Nor can they imagine that progress on peace begins with progress in other areas of human and civil rights, and that the momentum for coexistence is more likely to come out of those who support a tolerant, multicultural, LGBTQ-friendly Mideast than one where homosexuality — like trading land for peace, or ending the struggle against Zionism — is treated as an abomination.
What the Chicago mob also ignored are the individuals in Israel who depend on Israel’s network of gay advocacy organizations in order to live free from violence, hatred, and discrimination. That includes the trans teen who finds refuge in a Jerusalem “safe” house, or the office worker who can come out to his colleagues without being fired, or the lesbian soldier who serves without censure. The A Wider Bridge event featured speakers from The Jerusalem Open House, which for over 20 years has served as a community center for LGBTQ Israelis in the heart of a city not always known for its open-mindedness or tolerance. Trying telling its grateful clients that they are mere “tools of the occupation.”

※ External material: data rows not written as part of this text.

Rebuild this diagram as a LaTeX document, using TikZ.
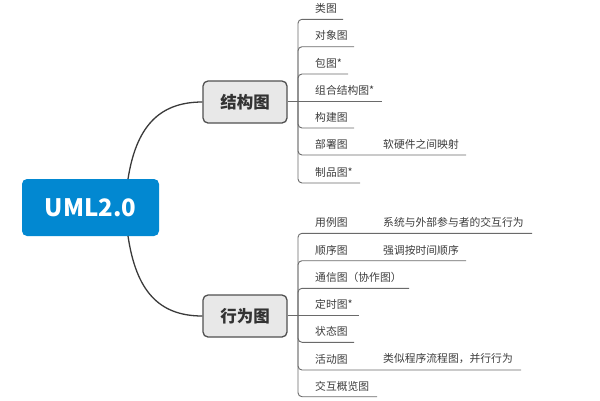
\documentclass[tikz,border=0pt]{standalone}
\usepackage{fontspec}
\setmainfont{Noto Sans CJK SC}
\definecolor{rootblue}{HTML}{0288D1}
\definecolor{boxfill}{HTML}{E8E8E8}
\definecolor{boxline}{HTML}{505050}
\definecolor{curveline}{HTML}{3A3A3A}
\definecolor{leafline}{HTML}{6A6A6A}
\definecolor{leaftext}{HTML}{3C3C3C}
\begin{document}
\begin{tikzpicture}[x=1pt,y=-1pt,
  rootbox/.style={draw=none,fill=rootblue,rounded corners=5pt,minimum width=137pt,minimum height=57pt,text=white,font=\fontsize{24}{28}\selectfont\bfseries,inner sep=0pt},
  branchbox/.style={draw=boxline,line width=1.3pt,fill=boxfill,rounded corners=5pt,minimum width=84pt,minimum height=42pt,text=black!80,font=\fontsize{16.5}{20}\selectfont\bfseries,inner sep=0pt},
  leaf/.style={anchor=west,inner sep=0pt,text=leaftext,font=\fontsize{10.8}{13}\selectfont},
  mainlink/.style={draw=curveline,line width=1.3pt},
  leaflink/.style={draw=leafline,line width=0.9pt,rounded corners=4pt}
]
\useasboundingbox (0,0) rectangle (600,400);

\node[rootbox] (root) at (90.5,207.5) {UML2.0};
\node[branchbox] (jg) at (245,102) {结构图};
\node[branchbox] (xw) at (245,316) {行为图};

\coordinate (rt) at (128,179);
\coordinate (rb) at (128,236);
\draw[mainlink] (rt) .. controls (136,128) and (158,102) .. (jg.west);
\draw[mainlink] (rb) .. controls (136,290) and (158,316) .. (xw.west);

% structure diagram branch
\coordinate (ja) at (298,101);
\draw[leaflink] (jg.east |- ja) -- (ja);
\node[leaf] (s1) at (315,8) {类图};
\node[leaf] (s2) at (315,35.5) {对象图};
\node[leaf] (s3) at (315,63) {包图*};
\node[leaf] (s4) at (315,90) {组合结构图*};
\node[leaf] (s5) at (315,117) {构建图};
\node[leaf] (s6) at (315,144.5) {部署图};
\node[leaf] (s6n) at (383,144.5) {软硬件之间映射};
\node[leaf] (s7) at (315,172) {制品图*};
\coordinate (s1e) at (343,19.3);
\coordinate (s2e) at (354,46.7);
\coordinate (s3e) at (348,74);
\coordinate (s4e) at (382,101);
\coordinate (s5e) at (354,128);
\coordinate (s6e) at (466,155);
\coordinate (s7e) at (360,183);
\foreach \e in {s1e,s2e,s3e,s5e,s6e,s7e}
  \draw[leaflink] (ja) |- (\e);
\draw[leaflink] (ja) -- (s4e);

% behaviour diagram branch
\coordinate (jb) at (298,315);
\draw[leaflink] (xw.east |- jb) -- (jb);
\node[leaf] (b1) at (315,222) {用例图};
\node[leaf] (b1n) at (383,222) {系统与外部参与者的交互行为};
\node[leaf] (b2) at (315,250) {顺序图};
\node[leaf] (b2n) at (383,250) {强调按时间顺序};
\node[leaf] (b3) at (315,277) {通信图（协作图）};
\node[leaf] (b4) at (315,304) {定时图*};
\node[leaf] (b5) at (315,331) {状态图};
\node[leaf] (b6) at (315,359) {活动图};
\node[leaf] (b6n) at (383,359) {类似程序流程图，并行行为};
\node[leaf] (b7) at (315,386) {交互概览图};
\coordinate (b1e) at (532,233.3);
\coordinate (b2e) at (466,260.7);
\coordinate (b3e) at (409,288.3);
\coordinate (b4e) at (359,315);
\coordinate (b5e) at (354,342.3);
\coordinate (b6e) at (521,370);
\coordinate (b7e) at (377,396.7);
\foreach \e in {b1e,b2e,b3e,b5e,b6e,b7e}
  \draw[leaflink] (jb) |- (\e);
\draw[leaflink] (jb) -- (b4e);
\end{tikzpicture}
\end{document}
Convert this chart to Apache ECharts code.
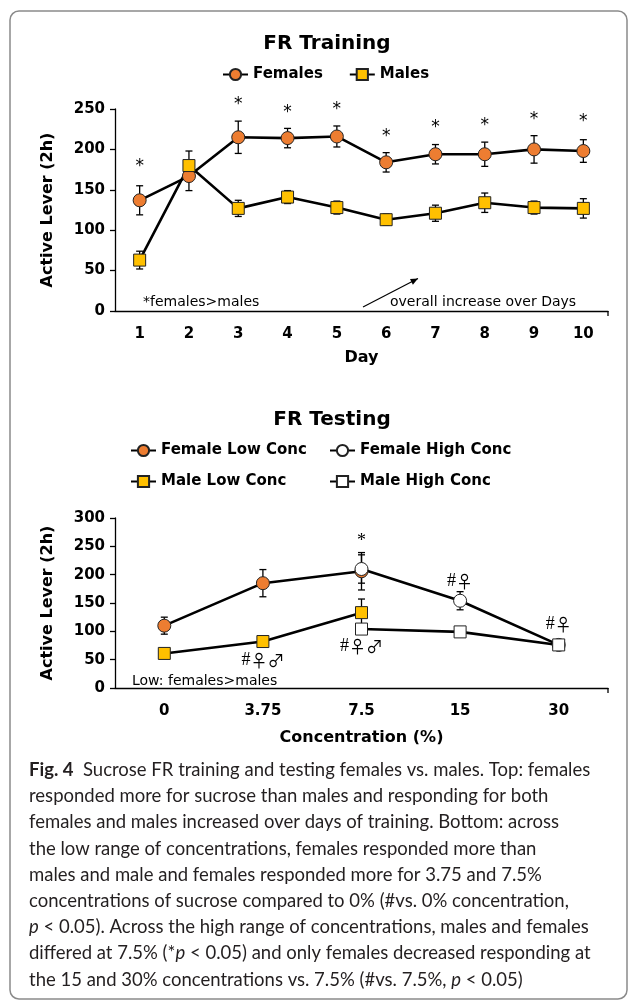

The protesters in Chicago failed the Fitzgerald test, named for F. Scott Fitzgerald’s proposition that “the test of a first-rate intelligence is the ability to hold two opposed ideas in the mind at the same time and still retain the ability to function.” Complexity is their enemy. Simplification helps in their goal of demonizing Israel. And that process of simplification begins with erasing the humanity of the actual people who live there.